Their romance begins at Louise’s house and later moves to Mitsuko’s residence on the embassy grounds. Over time Louise finds herself falling deeply for Mitsuko. But Heinz grows suspicious, confronting Louise about infidelity; she denies everything even when the evidence seems clear.

The drama deepens when Louise learns that Mitsuko has also had an affair with Joseph Benno [Andrea Prodan], their half-Italian drawing instructor. Louise discovers Mitsuko and Joseph’s plan to marry and that the pair had spread rumors about Louise and Mitsuko to divert attention from their own mixed romance. Disgusted, Louise withdraws from Mitsuko and returns to Heinz, who is upset yet eventually forgives her.

Meanwhile, the Nazi regime moves against dissidents under the cover of a morality campaign. Wolf von Hollendorf [Hanns Zischler], Heinz’s cousin and a high-ranking Gestapo officer, pushes the couple into a trap designed to reveal Werner von Heiden [Massimo Girotti], a general whose own homosexuality is exposed. At the von Hollendorfs’ invitation, Wolf brings von Heiden and his young pianist lover to the house, then reveals the affair, wrecking von Heiden’s career and forcing him to flee Germany.

A month later, Mitsuko reappears, falsely claiming illness and pregnancy. Louise remains skeptical, but the affair is rekindled with even greater intensity. Joseph Benno, still entangled with Mitsuko, agrees not to interfere if Louise helps them marry. Benno uses this arrangement to blackmail Heinz, and with Wolf’s help, Benno is deported back to Italy.
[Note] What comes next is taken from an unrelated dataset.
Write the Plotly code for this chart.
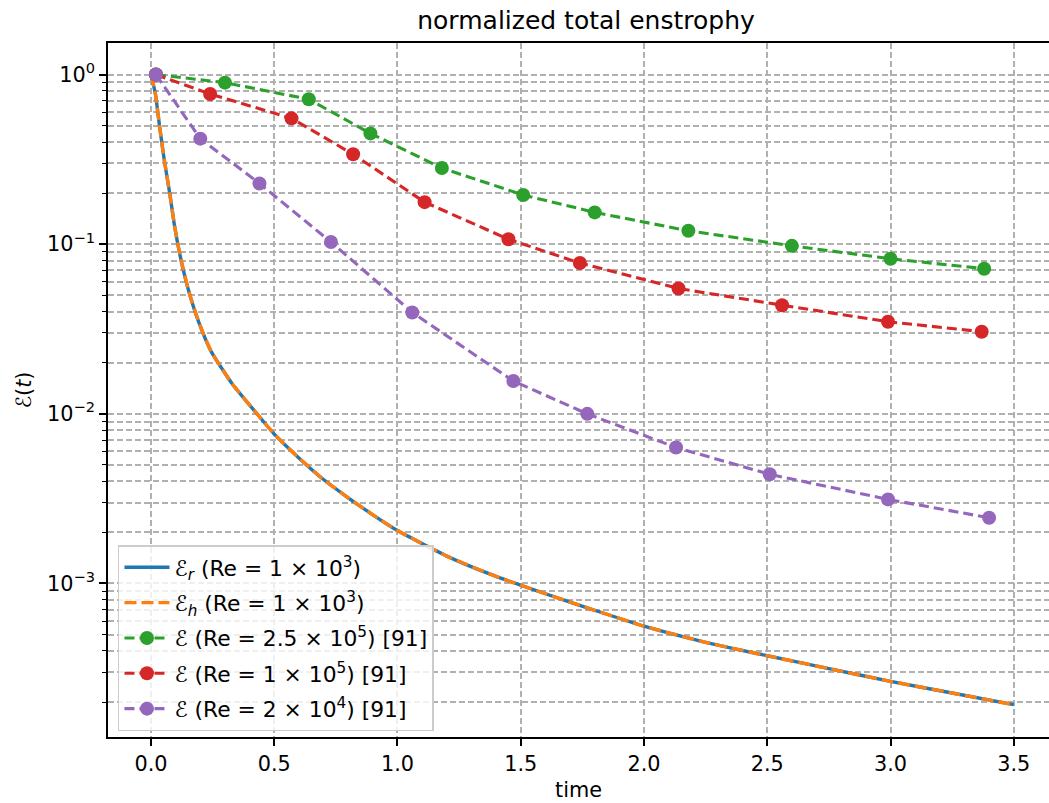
import plotly.graph_objects as go

# ---- data ----
t_dns = [0.0, 0.0174, 0.035, 0.054, 0.076, 0.096, 0.122, 0.153, 0.193, 0.245, 0.33,
         0.43, 0.5, 0.6, 0.7, 0.8, 0.9, 1.0, 1.2, 1.4, 1.6, 1.8, 2.0, 2.25, 2.5,
         2.75, 3.0, 3.25, 3.5]
ens_r = [1.0, 0.776, 0.493, 0.313, 0.1995, 0.127, 0.0806, 0.053, 0.035, 0.0232, 0.0150,
         0.0100, 0.0076, 0.0055, 0.0041, 0.0032, 0.00254, 0.00205, 0.00145, 0.00110, 0.00087,
         0.000695, 0.00056, 0.00045, 0.000375, 0.000315, 0.000265, 0.000226, 0.000193]
ens_h = [1.0, 0.776, 0.493, 0.313, 0.1995, 0.127, 0.0806, 0.053, 0.035, 0.0232, 0.0150,
         0.0100, 0.0076, 0.0055, 0.0041, 0.0032, 0.00254, 0.00205, 0.00145, 0.00110, 0.00087,
         0.000695, 0.00056, 0.00045, 0.000375, 0.000315, 0.000265, 0.000226, 0.000193]

t_g = [0.02, 0.30, 0.64, 0.89, 1.18, 1.51, 1.80, 2.18, 2.60, 3.00, 3.38]
ens_g = [1.0, 0.896, 0.715, 0.450, 0.281, 0.195, 0.154, 0.120, 0.0978, 0.0821, 0.0717]

t_rd = [0.02, 0.24, 0.57, 0.82, 1.11, 1.45, 1.74, 2.14, 2.56, 2.99, 3.37]
ens_rd = [1.0, 0.768, 0.552, 0.339, 0.177, 0.107, 0.0774, 0.0548, 0.0437, 0.0349, 0.0305]

t_p = [0.02, 0.20, 0.44, 0.73, 1.06, 1.47, 1.77, 2.13, 2.51, 2.99, 3.40]
ens_p = [1.0, 0.419, 0.228, 0.103, 0.0396, 0.0156, 0.0100, 0.00633, 0.00440, 0.00313, 0.00244]

y_major = [1e-3, 1e-2, 1e-1, 1.0]
y_major_text = ["10<sup>−3</sup>", "10<sup>−2</sup>", "10<sup>−1</sup>", "10<sup>0</sup>"]
y_minor = [m * 10.0 ** k for k in (-4, -3, -2, -1) for m in range(2, 10)]

names = [
    "ℰ<sub><i>r</i></sub> (Re = 1 × 10<sup>3</sup>)",
    "ℰ<sub><i>h</i></sub> (Re = 1 × 10<sup>3</sup>)",
    "ℰ (Re = 2.5 × 10<sup>5</sup>) [91]",
    "ℰ (Re = 1 × 10<sup>5</sup>) [91]",
    "ℰ (Re = 2 × 10<sup>4</sup>) [91]",
]

FONT = "DejaVu Sans"
FS = 20.8
GRID = "#b0b0b0"
LW = 3.4
MS = 14

fig = go.Figure()
fig.add_trace(go.Scatter(x=t_dns, y=ens_r, mode="lines", name=names[0], legendgroup="a",
                         line=dict(color="#1f77b4", width=LW, shape="spline", smoothing=0.5)))
fig.add_trace(go.Scatter(x=t_dns, y=ens_h, mode="lines", name=names[1], legendgroup="b",
                         line=dict(color="#ff7f0e", width=LW, dash="12px,5px",
                                   shape="spline", smoothing=0.5)))
fig.add_trace(go.Scatter(x=t_g, y=ens_g, mode="lines+markers", name=names[2], legendgroup="c",
                         line=dict(color="#2ca02c", width=LW - 0.3, dash="10px,5px"),
                         marker=dict(size=MS, color="#2ca02c")))
fig.add_trace(go.Scatter(x=t_rd, y=ens_rd, mode="lines+markers", name=names[3], legendgroup="d",
                         line=dict(color="#d62728", width=LW - 0.3, dash="10px,5px"),
                         marker=dict(size=MS, color="#d62728")))
fig.add_trace(go.Scatter(x=t_p, y=ens_p, mode="lines+markers", name=names[4], legendgroup="e",
                         line=dict(color="#9467bd", width=LW - 0.3, dash="10px,5px"),
                         marker=dict(size=MS, color="#9467bd")))

fig.update_layout(
    width=1049, height=803,
    margin=dict(l=108, r=0, t=43, b=66),
    paper_bgcolor="white", plot_bgcolor="white",
    font=dict(family=FONT, size=FS, color="black"),
    title=dict(text="normalized total enstrophy", x=0.508, xref="paper", xanchor="center",
               y=1 - 20 / 803, yref="container", yanchor="middle",
               font=dict(family=FONT, size=25, color="black")),
    showlegend=True,
    legend=dict(x=0.0106, y=0.2765, xanchor="left", yanchor="top",
                bgcolor="rgba(255,255,255,0.8)", bordercolor="#cccccc", borderwidth=1.5,
                font=dict(family=FONT, size=21.8, color="black"),
                tracegroupgap=4, traceorder="grouped", itemwidth=45),
    xaxis=dict(range=[-0.1744, 3.643], tickvals=[0, 0.5, 1, 1.5, 2, 2.5, 3, 3.5],
               ticktext=["0.0", "0.5", "1.0", "1.5", "2.0", "2.5", "3.0", "3.5"],
               showline=True, linecolor="black", linewidth=1.7, mirror=True,
               ticks="outside", ticklen=7, tickwidth=1.7, tickcolor="black",
               showgrid=True, gridcolor=GRID, gridwidth=1.6, griddash="6px,3px",
               zeroline=False,
               title=dict(text="time", font=dict(family=FONT, size=FS), standoff=8)),
    yaxis=dict(type="log", range=[-3.905, 0.186],
               tickvals=y_major, ticktext=y_major_text,
               showline=True, linecolor="black", linewidth=1.7, mirror=False,
               ticks="outside", ticklen=7, tickwidth=1.7, tickcolor="black",
               showgrid=True, gridcolor=GRID, gridwidth=1.6, griddash="6px,3px",
               zeroline=False,
               minor=dict(tickvals=y_minor, ticks="outside", ticklen=4, tickwidth=1.2,
                          tickcolor="black", showgrid=True, gridcolor=GRID, gridwidth=1.6,
                          griddash="6px,3px"),
               title=dict(text="ℰ(<i>t</i>)", font=dict(family=FONT, size=FS), standoff=10)),
)

fig.write_html("out.html")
Heinz becomes determined to separate the three and, to avert a scandal, the lovers plan a desperate ruse to scare him into accepting their relationship. Mitsuko seduces Heinz in a ménage à trois, and at a dinner she drugs the von Hollendorfs to prevent them from having sex, using the ruse to inflame jealousy between Louise and Heinz. Their self-destructive triangle becomes a public embarrassment when Benno’s account is published in a Berlin newspaper, and Heinz is forced to resign as Wolf temporarily blocks their passports.

The trio hides in a seedy hotel, debating their options. Rather than splitting up, they drink poison prepared by Mitsuko as part of a ritual, and lie together in the bed. When Louise awakens, she finds that both Heinz and Mitsuko are dead, realizing she was given a sedative by Mitsuko instead of poison.

At first Louise fears betrayal, but the Professor offers a different reading: Mitsuko may have acted out of loyalty, aiming to spare Louise’s life. The Professor’s final manuscript is entrusted to Louise as he is arrested by the Gestapo, leaving her alone to decide how to carry on with her life.